O artigo 28.º prevê a contratação simplificada para a formação de contratos de locação ou de aquisição de bens móveis e elenca apenas três situações em que isso é possível. O mesmo acontece em relação ao artigo 29.º, que prevê essa possibilidade em relação a aquisição de serviços. Finalmente, o artigo 30.º admite a escolha da contratação simplificada para contratos de empreitadas de obras públicas quando se trate de novas obras que consistam na repetição de obras similares objecto de contrato anteriormente celebrado com o mesmo empreiteiro, na sequência de um Concurso Público ou de um Concurso Limitado por Prévia Qualificação, desde que o contrato anterior tenha sido celebrado há menos de três anos e que a possibilidade de adopção de um Procedimento de Contratação Simplificada tenha sido indicada no anúncio ou no programa do concurso inicial.

Consequentemente, o que temos aqui são algumas possibilidades de realização de contratação simplificada acima do valor dos 18 milhões de kwanzas, que, todavia, estão sujeitas a limites muito concretos e objectivos, enumerados exaustivamente na lei, e em que na maior parte das vezes é preciso que tenha havido um concurso prévio.

A decisão de escolha do Procedimento de Contratação Pública a adoptar em concreto cabe ao órgão ao qual compete a contratação.

Assim, quando é um tema da competência do presidente da República, a decisão do procedimento de contratação é dele (artigo 33.º n.º 1 da LCC). No entanto, a decisão deve ser sempre bem fundamentada, quanto mais não seja através da remissão para estudos ou relatórios que tenham sido realizados para esse propósito (artigo 33.º, n.º 2 da LCC). Se não houver fundamentação, a decisão é inválida, podendo ser impugnada.

Os poucos Despachos Presidenciais acerca da contratação simplificada que analisámos (poderá haver outros) não contêm a fundamentação exigida por lei, nem remetem para relatórios. Em vez disso, limitam-se a enumerar os artigos da lei em que se sustentam – e, nessa medida, são inválidos.

ASPECTOS NEGATIVOS DA CONTRATAÇÃO SIMPLIFICADA

A pouca abertura jurídica à contratação simplificada tem dois fundamentos muito fortes: um constitucional, outro económico.

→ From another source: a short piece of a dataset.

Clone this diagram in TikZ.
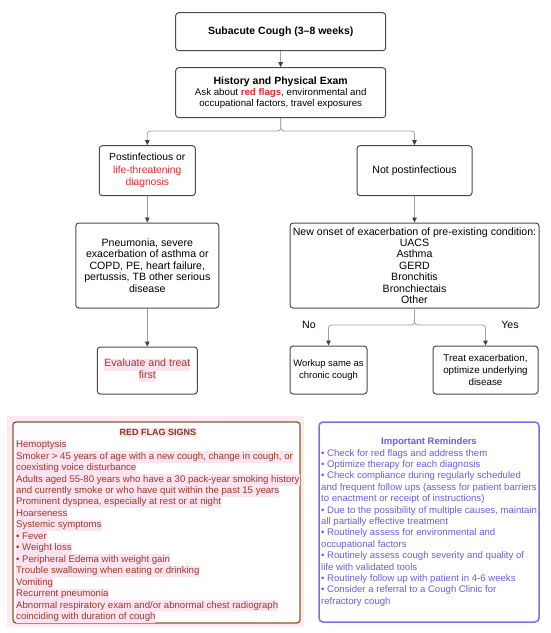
\documentclass[tikz,border=0pt]{standalone}
\usepackage{fontspec}
\setmainfont{Liberation Sans}
\usetikzlibrary{arrows.meta}

\definecolor{boxgray}{HTML}{4A4A4A}
\definecolor{linegray}{HTML}{A0A0A0}
\definecolor{tipdark}{HTML}{3B4252}
\definecolor{flagred}{HTML}{E8282B}
\definecolor{evalred}{HTML}{A83A2C}
\definecolor{hlpink}{HTML}{FCE3F0}
\definecolor{flagbg}{HTML}{FDE9F4}
\definecolor{flagbrown}{HTML}{8B5A2B}
\definecolor{flagtitle}{HTML}{7A3E1D}
\definecolor{flagtext}{HTML}{9E3A2A}
\definecolor{remindblue}{HTML}{6C5CE7}
\definecolor{remindedge}{HTML}{7B6CF0}

\newcommand{\hlt}[1]{{\setlength{\fboxsep}{0pt}\colorbox{hlpink}{\strut#1}}}

\begin{document}
\begin{tikzpicture}[x=1pt,y=-1pt,
  every node/.style={font=\fontsize{10.6}{11.4}\selectfont},
  box/.style={draw=boxgray,line width=1pt,rounded corners=3pt,fill=white,align=center,inner sep=2pt},
  link/.style={draw=linegray,line width=0.8pt,rounded corners=3pt,-{Triangle[length=5pt,width=4.5pt,color=tipdark]}}]
  \useasboundingbox (0,0) rectangle (550,633);
  % flowchart
  \node[box,minimum width=210pt,minimum height=38pt,font=\fontsize{10.5}{12}\selectfont\bfseries] (cough) at (280.7,31.7) {Subacute Cough (3--8 weeks)};
  \node[box,minimum width=210pt,minimum height=50pt,font=\fontsize{9.7}{11.2}\selectfont] (hist) at (280.7,92.7) {{\fontsize{10.5}{12}\selectfont\bfseries History and Physical Exam}\\Ask about {\color{flagred}\bfseries red flags}, environmental and\\occupational factors, travel exposures};
  \node[box,minimum width=96pt,minimum height=50pt,font=\fontsize{10.3}{12.4}\selectfont] (post) at (147.3,170.7) {Postinfectious or\\\textcolor{flagred}{life-threatening}\\\textcolor{flagred}{diagnosis}};
  \node[box,minimum width=115pt,minimum height=50pt] (notpost) at (414.5,170.7) {Not postinfectious};
  \node[box,minimum width=143pt,minimum height=85pt] (pneu) at (147.3,265.5) {Pneumonia, severe\\exacerbation of asthma or\\COPD, PE, heart failure,\\pertussis, TB other serious\\disease};
  \node[box,minimum width=100pt,minimum height=47pt,text=evalred,font=\fontsize{10.6}{11.8}\selectfont] (evalt) at (147.3,370.5) {\hlt{Evaluate and treat}\\\hlt{first}};
  \node[box,minimum width=249pt,minimum height=85pt] (onset) at (414.5,265.5) {New onset of exacerbation of pre-existing condition:\\UACS\\Asthma\\GERD\\Bronchitis\\Bronchiectais\\Other};
  \node[box,minimum width=77pt,minimum height=48pt,font=\fontsize{9.4}{11.6}\selectfont] (workup) at (328.5,370) {Workup same as\\chronic cough};
  \node[box,minimum width=105pt,minimum height=48pt,font=\fontsize{9.8}{11.6}\selectfont] (treat) at (485.5,370) {Treat exacerbation,\\optimize underlying\\disease};
  \node (nolbl) at (309,325) {No};
  \node (yeslbl) at (510,325) {Yes};

  \coordinate (split) at (280.7,131);
  \coordinate (split2) at (414.5,325);
  \draw[link] (cough) -- (hist);
  \draw[link] (hist.south) -- (split) -| (post.north);
  \draw[link] (hist.south) -- (split) -| (notpost.north);
  \draw[link] (post) -- (pneu);
  \draw[link] (pneu) -- (evalt);
  \draw[link] (notpost) -- (onset);
  \draw[link] (onset.south) -- (split2) -| (workup.north);
  \draw[link] (onset.south) -- (split2) -| (treat.north);

  % red flags
  \node[fill=flagbg,minimum width=297pt,minimum height=211pt,inner sep=0] (flagbg) at (155.5,521.5) {};
  \node[draw=flagbrown,line width=1.3pt,fill=white,rounded corners=3pt,minimum width=287pt,minimum height=201pt,inner sep=0] (flags) at (156.5,522.5) {};
  \node[font=\fontsize{9}{11}\selectfont\bfseries,text=flagtitle,fill=hlpink,inner sep=1pt] (flaghead) at (158,432.5) {RED FLAG SIGNS};
  \node[anchor=north west,inner sep=0,align=left,text=flagtext,font=\fontsize{9.6}{11.45}\selectfont] (flaglist) at (16,439.5) {%
    \hlt{Hemoptysis}\\
    \hlt{Smoker > 45 years of age with a new cough, change in cough, or}\\
    \hlt{coexisting voice disturbance}\\
    \hlt{Adults aged 55-80 years who have a 30 pack-year smoking history}\\
    \hlt{and currently smoke or who have quit within the past 15 years}\\
    \hlt{Prominent dyspnea, especially at rest or at night}\\
    \hlt{Hoarseness}\\
    \hlt{Systemic symptoms}\\
    \hlt{• Fever}\\
    \hlt{• Weight loss}\\
    \hlt{• Peripheral Edema with weight gain}\\
    \hlt{Trouble swallowing when eating or drinking}\\
    \hlt{Vomiting}\\
    \hlt{Recurrent pneumonia}\\
    \hlt{Abnormal respiratory exam and/or abnormal chest radiograph}\\
    \hlt{coinciding with duration of cough}};

  % reminders
  \node[draw=remindedge,line width=1.5pt,fill=white,rounded corners=4pt,minimum width=220pt,minimum height=200pt,inner sep=0] (remind) at (429,522) {};
  \node[font=\fontsize{9.5}{11}\selectfont\bfseries,text=remindblue] (remindhead) at (429,442) {Important Reminders};
  \node[anchor=north west,inner sep=0,align=left,text=remindblue,font=\fontsize{9.6}{11.4}\selectfont] (remindlist) at (321,448) {%
    \strut• Check for red flags and address them\\
    • Optimize therapy for each diagnosis\\
    • Check compliance during regularly scheduled\\
    and frequent follow ups (assess for patient barriers\\
    to enactment or receipt of instructions)\\
    • Due to the possibility of multiple causes, maintain\\
    all partially effective treatment\\
    • Routinely assess for environmental and\\
    occupational factors\\
    • Routinely assess cough severity and quality of\\
    life with validated tools\\
    • Routinely follow up with patient in 4-6 weeks\\
    • Consider a referral to a Cough Clinic for\\
    refractory cough};
\end{tikzpicture}
\end{document}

Do ponto de vista constitucional, a contratação simplificada é sempre uma violação do princípio da igualdade e da não-discriminação. Está-se a privilegiar uma empresa ou pessoa em detrimento de outra. Obviamente, tal deverá ser sempre evitado. A igualdade de tratamento das pessoas face ao Estado deve ser a regra, não o contrário.

Do ponto de vista económico, a contratação simplificada cria uma situação de monopólio e evita a concorrência. Ora, é a concorrência que traz inovação e baixa os preços. O monopólio acarreta preços mais altos e uma economia deficiente. Logo, ao promover monopólios, a contratação simplificada introduz obstáculos na economia, e fomenta preços mais altos.

Porque viola a igualdade, promove preços altos e trava o desenvolvimento, a contratação simplificada deve ser usada apenas em casos excepcionais, privilegiando-se a concorrência salutar.